OBJECTIVE:
Reproduce exactly, with no pictures, each line from the opening of the material down through the line containing "fig = plt.figure(figsize=(9.5, 12.39), dpi=100)".

◇ ◇ ◇ ◇ ◇

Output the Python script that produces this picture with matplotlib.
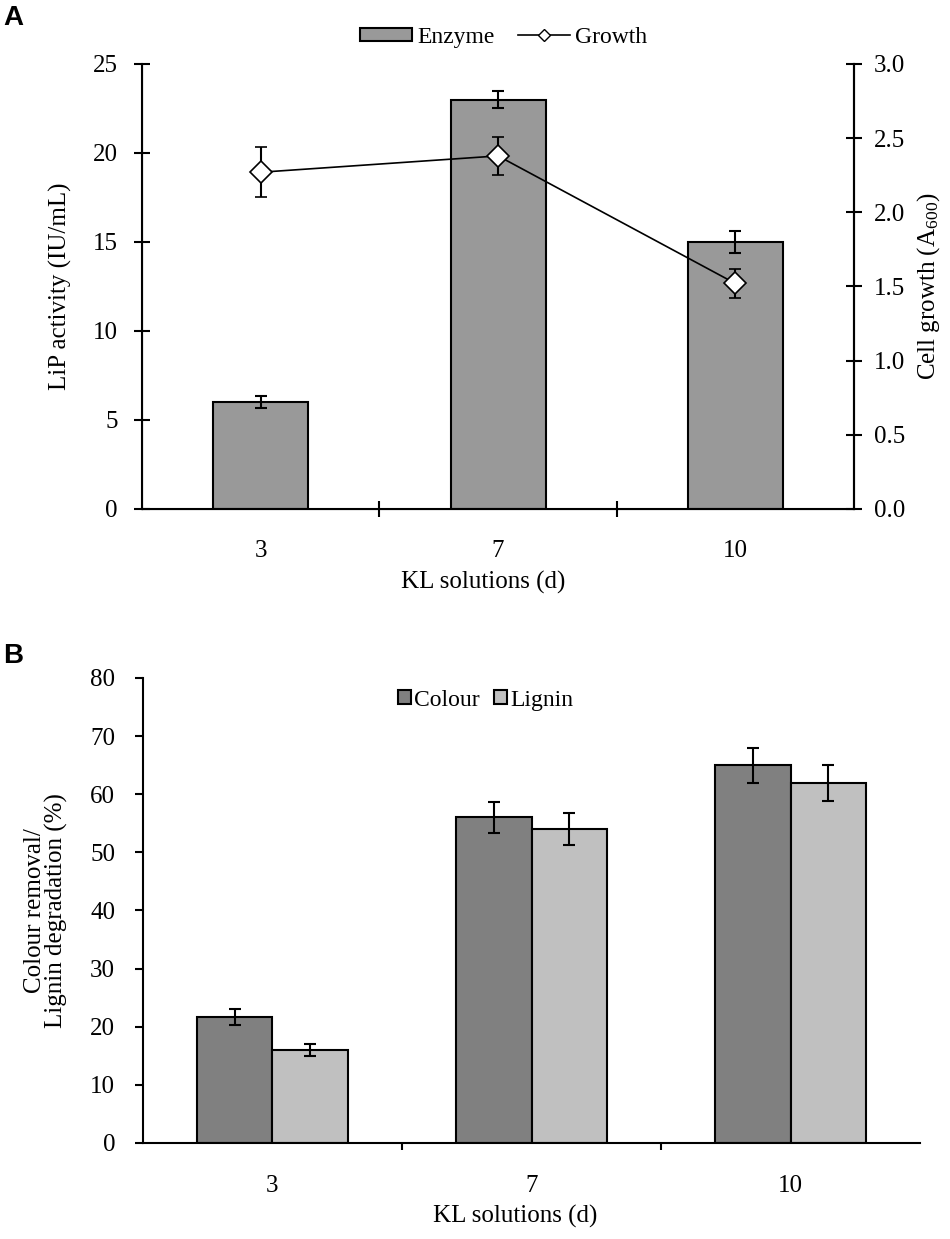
import numpy as np
import matplotlib
matplotlib.use("Agg")
import matplotlib.pyplot as plt
from matplotlib.lines import Line2D
from matplotlib.ticker import FormatStrFormatter

plt.rcParams["font.family"] = ["Liberation Serif", "DejaVu Serif"]
plt.rcParams["mathtext.default"] = "regular"

# data
days = ["3", "7", "10"]
enzyme = [6.0, 23.0, 15.0]
enzyme_err = [0.35, 0.5, 0.6]
growth = [2.27, 2.38, 1.52]
growth_err = [0.17, 0.13, 0.1]
colour = [21.7, 56.0, 65.0]
colour_err = [1.4, 2.6, 3.0]
lignin = [16.0, 54.0, 62.0]
lignin_err = [1.1, 2.7, 3.1]

x = np.arange(len(days))
lw = 1.5
fs = 18
err_kw = dict(elinewidth=lw, capthick=lw, capsize=4, ecolor="black")

fig = plt.figure(figsize=(9.5, 12.39), dpi=100)

# ---- panel A
axA = fig.add_axes([0.1495, 0.5892, 0.7495, 0.3592])
bars = axA.bar(x, enzyme, width=0.4, color="#999999", edgecolor="black",
               linewidth=lw, yerr=enzyme_err, error_kw=err_kw, zorder=2)
axA.set_xlim(-0.5, 2.5)
axA.set_ylim(0, 25)
axA.set_yticks(np.arange(0, 26, 5))
axA.set_xticks(x)
axA.set_xticklabels(days)
axA.set_xticks([0.5, 1.5], minor=True)
axA.tick_params(axis="x", which="major", length=0, pad=22, labelsize=fs)
axA.tick_params(axis="x", which="minor", direction="inout", length=11, width=lw)
axA.tick_params(axis="y", direction="inout", length=11, width=lw, pad=12,
                labelsize=fs)
axA.spines["top"].set_visible(False)
for s in ["left", "right", "bottom"]:
    axA.spines[s].set_linewidth(lw)
axA.set_ylabel("LiP activity (IU/mL)", fontsize=fs)
axA.yaxis.set_label_coords(-0.115, 0.5)
axA.yaxis.label.set_va("center")
axA.set_xlabel("KL solutions (d)", fontsize=fs)
axA.xaxis.set_label_coords(0.479, -0.165)
axA.xaxis.label.set_va("center")

axR = axA.twinx()
axR.errorbar(x, growth, yerr=growth_err, color="black", lw=1.2,
             marker="D", ms=11, mfc="white", mec="black", mew=1.2,
             elinewidth=lw, capthick=lw, capsize=4, zorder=3)
axR.set_ylim(0, 3)
axR.set_yticks(np.arange(0, 3.01, 0.5))
axR.yaxis.set_major_formatter(FormatStrFormatter("%.1f"))
axR.tick_params(axis="y", direction="inout", length=11, width=lw, pad=9,
                labelsize=fs)
axR.spines["top"].set_visible(False)
axR.spines["right"].set_linewidth(lw)
axR.set_ylabel("Cell growth (A$_{600}$)", fontsize=fs)
axR.yaxis.set_label_coords(1.105, 0.5)
axR.yaxis.label.set_va("center")

growth_handle = Line2D([], [], color="black", lw=1.2, marker="D", ms=6,
                       mfc="white", mec="black")
fig.legend([bars, growth_handle], ["Enzyme", "Growth"], loc="center",
           bbox_to_anchor=(0.53, 0.970), ncol=2, frameon=False, fontsize=17,
           handlelength=2.2, handleheight=0.5, handletextpad=0.2,
           columnspacing=1.0)

# ---- panel B
axB = fig.add_axes([0.1505, 0.0775, 0.818, 0.3753])
w = 0.29
b1 = axB.bar(x - w / 2, colour, width=w, color="#808080", edgecolor="black",
             linewidth=lw, yerr=colour_err, error_kw=err_kw, label="Colour")
b2 = axB.bar(x + w / 2, lignin, width=w, color="#c0c0c0", edgecolor="black",
             linewidth=lw, yerr=lignin_err, error_kw=err_kw, label="Lignin")
axB.set_xlim(-0.5, 2.5)
axB.set_ylim(0, 80)
axB.set_yticks(np.arange(0, 81, 10))
axB.set_xticks(x)
axB.set_xticklabels(days)
axB.set_xticks([0.5, 1.5], minor=True)
axB.tick_params(axis="x", which="major", length=0, pad=23, labelsize=fs)
axB.tick_params(axis="x", which="minor", direction="out", length=5, width=lw)
axB.tick_params(axis="y", direction="out", length=6, width=lw, pad=14,
                labelsize=fs)
axB.spines["top"].set_visible(False)
axB.spines["right"].set_visible(False)
for s in ["left", "bottom"]:
    axB.spines[s].set_linewidth(lw)
axB.set_ylabel("Colour removal/\nLignin degradation (%)", fontsize=fs,
               linespacing=0.95)
axB.yaxis.set_label_coords(-0.125, 0.5)
axB.yaxis.label.set_va("center")
axB.set_xlabel("KL solutions (d)", fontsize=fs)
axB.xaxis.set_label_coords(0.479, -0.157)
axB.xaxis.label.set_va("center")
axB.legend([b1, b2], ["Colour", "Lignin"], loc="center",
           bbox_to_anchor=(0.511, 0.435), bbox_transform=fig.transFigure,
           ncol=2, frameon=False, fontsize=17, handlelength=0.55,
           handleheight=0.55, handletextpad=0.15, columnspacing=0.6)

# panel letters
fig.text(0.003, 0.996, "A", fontsize=20, fontweight="bold",
         family="Liberation Sans", va="top", ha="left")
fig.text(0.003, 0.481, "B", fontsize=20, fontweight="bold",
         family="Liberation Sans", va="top", ha="left")

fig.savefig("out.png", dpi=100)
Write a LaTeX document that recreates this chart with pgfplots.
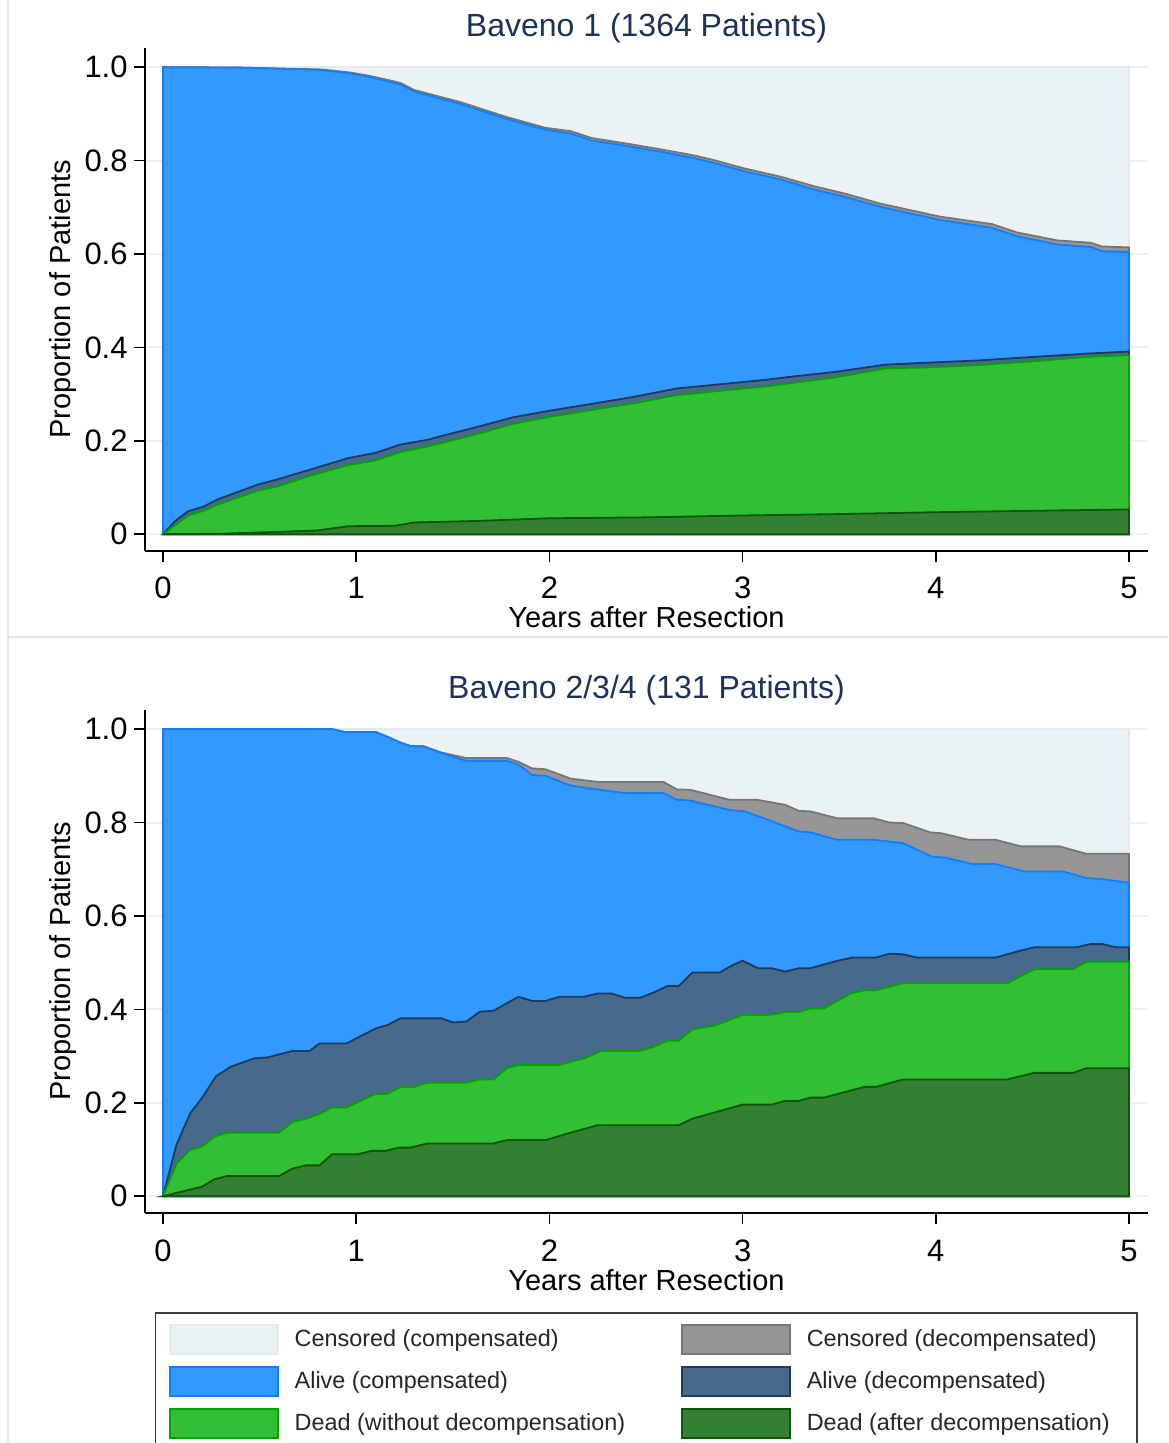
\documentclass[border=0pt]{standalone}
\usepackage{pgfplots}
\pgfplotsset{compat=1.18}
\usepackage{fontspec}
\setmainfont{Liberation Sans}
\definecolor{cenc}{RGB}{234,242,243}
\definecolor{cencl}{RGB}{226,236,238}
\definecolor{cend}{RGB}{150,150,150}
\definecolor{cendl}{RGB}{118,118,118}
\definecolor{alc}{RGB}{51,153,255}
\definecolor{alcl}{RGB}{18,125,255}
\definecolor{ald}{RGB}{71,105,138}
\definecolor{aldl}{RGB}{30,58,90}
\definecolor{dw}{RGB}{51,191,51}
\definecolor{dwl}{RGB}{0,165,0}
\definecolor{da}{RGB}{51,128,51}
\definecolor{dal}{RGB}{12,85,12}
\definecolor{titc}{RGB}{28,50,90}
\definecolor{gridc}{RGB}{234,242,243}
\definecolor{framec}{RGB}{226,234,240}
\definecolor{legc}{RGB}{64,64,64}
\pgfplotsset{
  stata/.style={
    scale only axis, width=501.5pt, height=251.5pt,
    xmin=-0.093, xmax=5.098, ymin=-0.036, ymax=1.041,
    axis x line=bottom, axis y line=left,
    axis line style={-, black, line width=0.75pt},
    every tick/.style={black, line width=0.75pt},
    major tick length=5.5pt, tick align=outside,
    xtick={0,1,2,3,4,5}, xticklabels={0,1,2,3,4,5},
    ytick={0,0.2,0.4,0.6,0.8,1}, yticklabels={0,0.2,0.4,0.6,0.8,1.0},
    ymajorgrids, grid style={gridc, line width=1pt},
    tick label style={font=\fontsize{15.5}{18}\selectfont, text=black},
    xticklabel style={anchor=base, yshift=-18.5pt},
    yticklabel style={anchor=east, inner xsep=0pt, xshift=-3pt},
    title style={at={(0.5,1.0219)}, anchor=base, yshift=-6pt, text=titc, font=\fontsize{16}{19}\selectfont},
    xlabel={Years after Resection}, ylabel={Proportion of Patients},
    xlabel style={at={(0.5,-0.1531)}, anchor=base, font=\fontsize{14.5}{17}\selectfont},
    ylabel style={at={(-0.0738,0.5)}, anchor=base, font=\fontsize{14.5}{17}\selectfont},
  },
  s1/.style={fill=cenc, draw=cencl, line width=0.9pt},
  s2/.style={fill=cend, draw=cendl, line width=0.9pt},
  s3/.style={fill=alc, draw=alcl, line width=0.9pt},
  s4/.style={fill=ald, draw=aldl, line width=0.9pt},
  s5/.style={fill=dw, draw=dwl, line width=0.9pt},
  s6/.style={fill=da, draw=dal, line width=0.9pt},
}
\begin{document}
\begin{tikzpicture}
\useasboundingbox (0pt,0pt) rectangle (584pt,721.5pt);
\draw[framec, line width=1pt] (3.75pt,0pt) -- (3.75pt,721.5pt);
\draw[framec, line width=1pt] (3.75pt,403pt) -- (584pt,403pt);

\begin{axis}[stata, at={(72.5pt,446pt)}, anchor=south west,
  title={Baveno 1 (1364 Patients)}]
\addplot[s1] coordinates {(0,1) (5,1)} \closedcycle;
\addplot[s2] coordinates {(0,1) (0.4,0.999) (0.82,0.995) (0.96,0.989) (1.06,0.982) (1.16,0.973) (1.23,0.966) (1.30,0.951) (1.54,0.925) (1.78,0.893) (1.98,0.870) (2.11,0.863) (2.22,0.848) (2.39,0.837) (2.59,0.823) (2.76,0.810) (2.86,0.800) (3.0,0.784) (3.2,0.765) (3.37,0.745) (3.54,0.728) (3.71,0.708) (4.02,0.680) (4.29,0.664) (4.42,0.646) (4.63,0.629) (4.80,0.624) (4.86,0.616) (5.0,0.614)} \closedcycle;
\addplot[s3] coordinates {(0,1) (0.4,0.999) (0.82,0.994) (0.96,0.987) (1.06,0.980) (1.16,0.970) (1.23,0.963) (1.30,0.948) (1.54,0.921) (1.78,0.889) (1.98,0.866) (2.11,0.858) (2.22,0.843) (2.39,0.832) (2.59,0.818) (2.76,0.804) (2.86,0.794) (3.0,0.778) (3.2,0.759) (3.37,0.738) (3.54,0.721) (3.71,0.701) (4.02,0.673) (4.29,0.656) (4.42,0.638) (4.63,0.620) (4.80,0.615) (4.86,0.606) (5.0,0.604)} \closedcycle;
\addplot[s4] coordinates {(0,0) (0.06,0.027) (0.13,0.049) (0.21,0.059) (0.28,0.074) (0.49,0.106) (0.59,0.117) (0.76,0.138) (0.96,0.163) (1.10,0.174) (1.23,0.192) (1.37,0.202) (1.44,0.210) (1.64,0.231) (1.81,0.250) (2.01,0.265) (2.25,0.281) (2.45,0.295) (2.66,0.312) (2.86,0.320) (3.13,0.331) (3.27,0.338) (3.47,0.347) (3.74,0.363) (3.95,0.367) (4.22,0.372) (4.56,0.381) (4.80,0.387) (5.0,0.391)} \closedcycle;
\addplot[s5] coordinates {(0,0) (0.06,0.018) (0.13,0.040) (0.21,0.050) (0.28,0.063) (0.49,0.093) (0.59,0.102) (0.76,0.125) (0.96,0.148) (1.10,0.158) (1.23,0.176) (1.37,0.188) (1.44,0.195) (1.64,0.216) (1.81,0.236) (2.01,0.252) (2.25,0.268) (2.45,0.281) (2.66,0.298) (2.86,0.306) (3.13,0.317) (3.47,0.335) (3.74,0.355) (3.95,0.357) (4.22,0.362) (4.56,0.372) (4.80,0.380) (5.0,0.383)} \closedcycle;
\addplot[s6] coordinates {(0,0) (0.3,0.001) (0.6,0.005) (0.8,0.008) (0.96,0.017) (1.2,0.018) (1.30,0.025) (1.6,0.028) (2.0,0.034) (2.5,0.036) (3.0,0.040) (3.5,0.043) (4.0,0.047) (4.5,0.050) (5.0,0.053)} \closedcycle;
\end{axis}

\begin{axis}[stata, at={(72.5pt,115pt)}, anchor=south west,
  title={Baveno 2/3/4 (131 Patients)},
  legend columns=2, legend cell align=left,
  legend style={at={(0.00997,-0.19682)}, anchor=north west, draw=legc, line width=0.75pt,
    inner xsep=6.5pt, inner ysep=5.5pt, row sep=5.5pt,
    font=\fontsize{11.7}{14}\selectfont, text=black!85, nodes={inner sep=0pt},
    /tikz/every odd column/.append style={column sep=8pt},
    /tikz/every even column/.append style={column sep=8pt}},
  legend image code/.code={\draw[#1, line width=1pt] (0pt,-7.25pt) rectangle (54pt,7.25pt);}]
\addplot[s1] coordinates {(0,1) (5,1)} \closedcycle;
\addlegendentry{\makebox[185pt][l]{Censored (compensated)}}
\addplot[s2] coordinates {(0,1) (0.876,1) (0.94,0.994) (1.10,0.994) (1.16,0.984) (1.23,0.971) (1.28,0.964) (1.35,0.963) (1.44,0.950) (1.57,0.938) (1.78,0.938) (1.84,0.930) (1.91,0.916) (1.98,0.914) (2.11,0.894) (2.25,0.887) (2.59,0.887) (2.66,0.871) (2.73,0.870) (2.93,0.849) (3.07,0.849) (3.22,0.838) (3.29,0.825) (3.35,0.824) (3.49,0.809) (3.68,0.809) (3.76,0.800) (3.83,0.799) (3.97,0.779) (4.03,0.777) (4.17,0.763) (4.31,0.763) (4.44,0.749) (4.64,0.749) (4.78,0.733) (5.0,0.733)} \closedcycle;
\addlegendentry{\makebox[158.5pt][l]{Censored (decompensated)}}
\addplot[s3] coordinates {(0,1) (0.876,1) (0.94,0.994) (1.10,0.994) (1.16,0.984) (1.23,0.971) (1.28,0.964) (1.35,0.963) (1.44,0.949) (1.57,0.932) (1.78,0.932) (1.84,0.924) (1.91,0.902) (1.98,0.900) (2.11,0.879) (2.25,0.871) (2.39,0.863) (2.59,0.863) (2.66,0.849) (2.73,0.847) (2.93,0.827) (3.01,0.824) (3.13,0.806) (3.29,0.781) (3.35,0.779) (3.49,0.763) (3.68,0.763) (3.83,0.756) (3.98,0.727) (4.05,0.725) (4.19,0.711) (4.31,0.711) (4.46,0.695) (4.66,0.695) (4.78,0.681) (4.86,0.679) (5.0,0.671)} \closedcycle;
\addlegendentry{\makebox[185pt][l]{Alive (compensated)}}
\addplot[s4] coordinates {(0,0) (0.07,0.110) (0.14,0.177) (0.20,0.209) (0.275,0.257) (0.35,0.277) (0.47,0.295) (0.54,0.297) (0.67,0.311) (0.76,0.311) (0.81,0.327) (0.95,0.327) (1.10,0.359) (1.16,0.366) (1.23,0.381) (1.44,0.381) (1.50,0.372) (1.57,0.374) (1.64,0.395) (1.71,0.397) (1.84,0.427) (1.91,0.418) (1.98,0.418) (2.05,0.427) (2.18,0.427) (2.25,0.434) (2.32,0.434) (2.39,0.425) (2.47,0.425) (2.54,0.436) (2.61,0.450) (2.67,0.450) (2.74,0.479) (2.88,0.479) (2.95,0.495) (3.00,0.504) (3.08,0.488) (3.15,0.488) (3.22,0.481) (3.29,0.488) (3.35,0.488) (3.49,0.504) (3.57,0.511) (3.69,0.511) (3.76,0.519) (3.83,0.518) (3.90,0.511) (4.31,0.511) (4.44,0.526) (4.51,0.533) (4.73,0.533) (4.80,0.540) (4.86,0.540) (4.93,0.533) (5.0,0.533)} \closedcycle;
\addlegendentry{\makebox[158.5pt][l]{Alive (decompensated)}}
\addplot[s5] coordinates {(0,0) (0.07,0.070) (0.14,0.099) (0.20,0.106) (0.265,0.127) (0.33,0.136) (0.60,0.136) (0.67,0.159) (0.74,0.166) (0.81,0.176) (0.876,0.190) (0.95,0.190) (1.10,0.219) (1.16,0.219) (1.23,0.234) (1.30,0.234) (1.37,0.243) (1.57,0.243) (1.64,0.250) (1.71,0.250) (1.78,0.274) (1.84,0.281) (2.05,0.281) (2.11,0.288) (2.18,0.295) (2.27,0.311) (2.47,0.311) (2.54,0.320) (2.61,0.333) (2.67,0.333) (2.74,0.357) (2.86,0.366) (3.00,0.388) (3.15,0.388) (3.22,0.394) (3.29,0.394) (3.35,0.402) (3.42,0.402) (3.56,0.434) (3.63,0.441) (3.69,0.441) (3.83,0.456) (4.37,0.456) (4.51,0.486) (4.71,0.486) (4.78,0.502) (5.0,0.502)} \closedcycle;
\addlegendentry{\makebox[185pt][l]{Dead (without decompensation)}}
\addplot[s6] coordinates {(0,0) (0.20,0.020) (0.265,0.036) (0.33,0.043) (0.60,0.043) (0.67,0.059) (0.74,0.066) (0.81,0.066) (0.876,0.090) (1.01,0.090) (1.08,0.097) (1.15,0.097) (1.22,0.104) (1.28,0.104) (1.37,0.113) (1.71,0.113) (1.78,0.120) (1.98,0.120) (2.11,0.136) (2.25,0.152) (2.67,0.152) (2.74,0.166) (3.00,0.196) (3.15,0.196) (3.22,0.204) (3.29,0.204) (3.35,0.211) (3.42,0.211) (3.63,0.234) (3.69,0.234) (3.83,0.250) (4.37,0.250) (4.51,0.264) (4.71,0.264) (4.78,0.274) (5.0,0.274)} \closedcycle;
\addlegendentry{\makebox[158.5pt][l]{Dead (after decompensation)}}
\end{axis}
\end{tikzpicture}
\end{document}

◇ ◇ ◇ ◇ ◇

SOLUTION:
Output the Python script that produces this picture with matplotlib.
import numpy as np
import matplotlib
matplotlib.use("Agg")
import matplotlib.pyplot as plt
from matplotlib.lines import Line2D
from matplotlib.ticker import FormatStrFormatter

plt.rcParams["font.family"] = ["Liberation Serif", "DejaVu Serif"]
plt.rcParams["mathtext.default"] = "regular"

# data
days = ["3", "7", "10"]
enzyme = [6.0, 23.0, 15.0]
enzyme_err = [0.35, 0.5, 0.6]
growth = [2.27, 2.38, 1.52]
growth_err = [0.17, 0.13, 0.1]
colour = [21.7, 56.0, 65.0]
colour_err = [1.4, 2.6, 3.0]
lignin = [16.0, 54.0, 62.0]
lignin_err = [1.1, 2.7, 3.1]

x = np.arange(len(days))
lw = 1.5
fs = 18
err_kw = dict(elinewidth=lw, capthick=lw, capsize=4, ecolor="black")

fig = plt.figure(figsize=(9.5, 12.39), dpi=100)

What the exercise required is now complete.